In comparison, when firewalls are deployed in front of websites and applications, organizations must leave ports 80 and 443 wide open to the internet. These ports must be opened “inbound” so that users on the internet can access the services running on the downstream servers and applications. Because these ports must be left open to support web services, inbound attacks and malware exploits, among other threats, pass through the firewall undetected. In this case, firewalls provide little, if any protection inbound.

When it comes to malicious bots and other more sophisticated threats targeting web applications, traditional approaches such as using firewalls do not work, because the attackers know how to get around them. Today’s advanced malicious actors can find an access path that can easily defeat rule- and signature-based security platforms. Attackers understand how traditional security technologies work and use this knowledge to their advantage.

Preparing for Unexpected Attacks

Every website, router, or server is, in one way or another, potentially vulnerable to attacks. Although there is a lot of hype around zero-day attacks (those attacks that were previously unknown or unpublished) most attackers take advantage of published vulnerabilities. Attackers can react quickly to newly reported vulnerabilities, often writing exploit code within hours of a new vulnerability being announced. Most often, attackers learn of vulnerabilities from the NVD website (NVD), vendor notifications and a patch availability announcement, or they discover vulnerabilities on their own.

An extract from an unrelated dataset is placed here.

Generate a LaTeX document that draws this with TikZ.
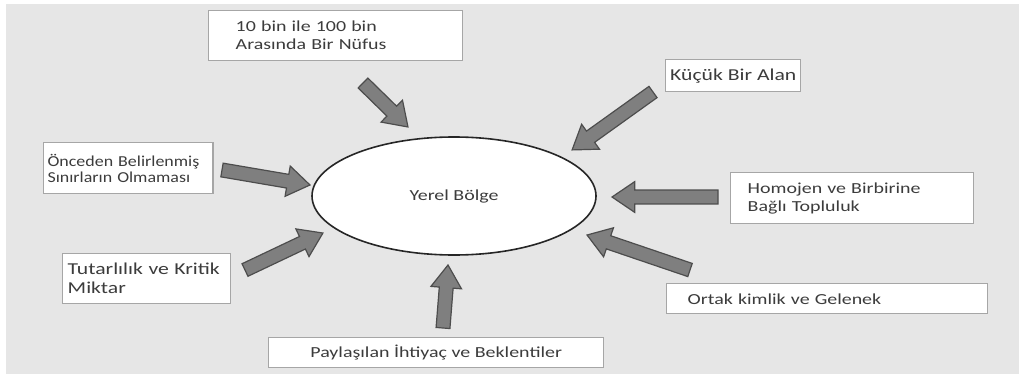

It then becomes a race between the attackers launching active exploits against a known vulnerability and an organization being able to patch that vulnerability. Unfortunately, it is usually easier to write an exploit than it is to quickly patch newly discovered vulnerabilities. Organizations must go through myriad tests and patch deployment approvals prior to installing the patch. This is what led to the well-known Equifax breach. The vulnerability that affected Equifax was already known; a patch was available, but the patch was not deployed.

With attacks like this, signature-based security solutions work only when they have a signature for a certain exploit looking to take advantage of a known vulnerability. If a signature is not specifically created for an exploit, a signature-based security solution cannot “develop one on its own.” Human intervention is needed. In addition, every security technology vendor will race against time to develop a signature and apply it as a rule to its technology to catch and stop a known exploit. As a result, attackers tweak their exploits and create slightly different variants designed to defeat signature-based approaches. This is one of the reasons why there are massive numbers of malware variants today.

Software vendors often win the race against attackers by announcing to their customers that a vulnerability has been found and then quickly making a patch available. In some cases, it can take longer than others depending on the critical nature of the vulnerability or the amount of time it takes to develop a patch. And, in the case of the Equifax breach, human error intervened when someone simply forgot to apply the needed patch that would have likely stopped the breach.

In contrast to the more traditional “after-the-fact” approaches to security that we just discussed, ML and AI provide a nonlinear way to identify attacks, looking beyond simple signatures, identifying similarities to what has happened before, and flagging things that appear to be anomalies. The following chapter discusses ML and AI defenses in more detail.

In subsequent chapters, this report introduces the sometimes-confusing concepts of ML and AI, provides an overview of the threat that is posed by automated bots, and discusses ways that security teams can use ML and AI to better protect their organization from malicious bots and other threats.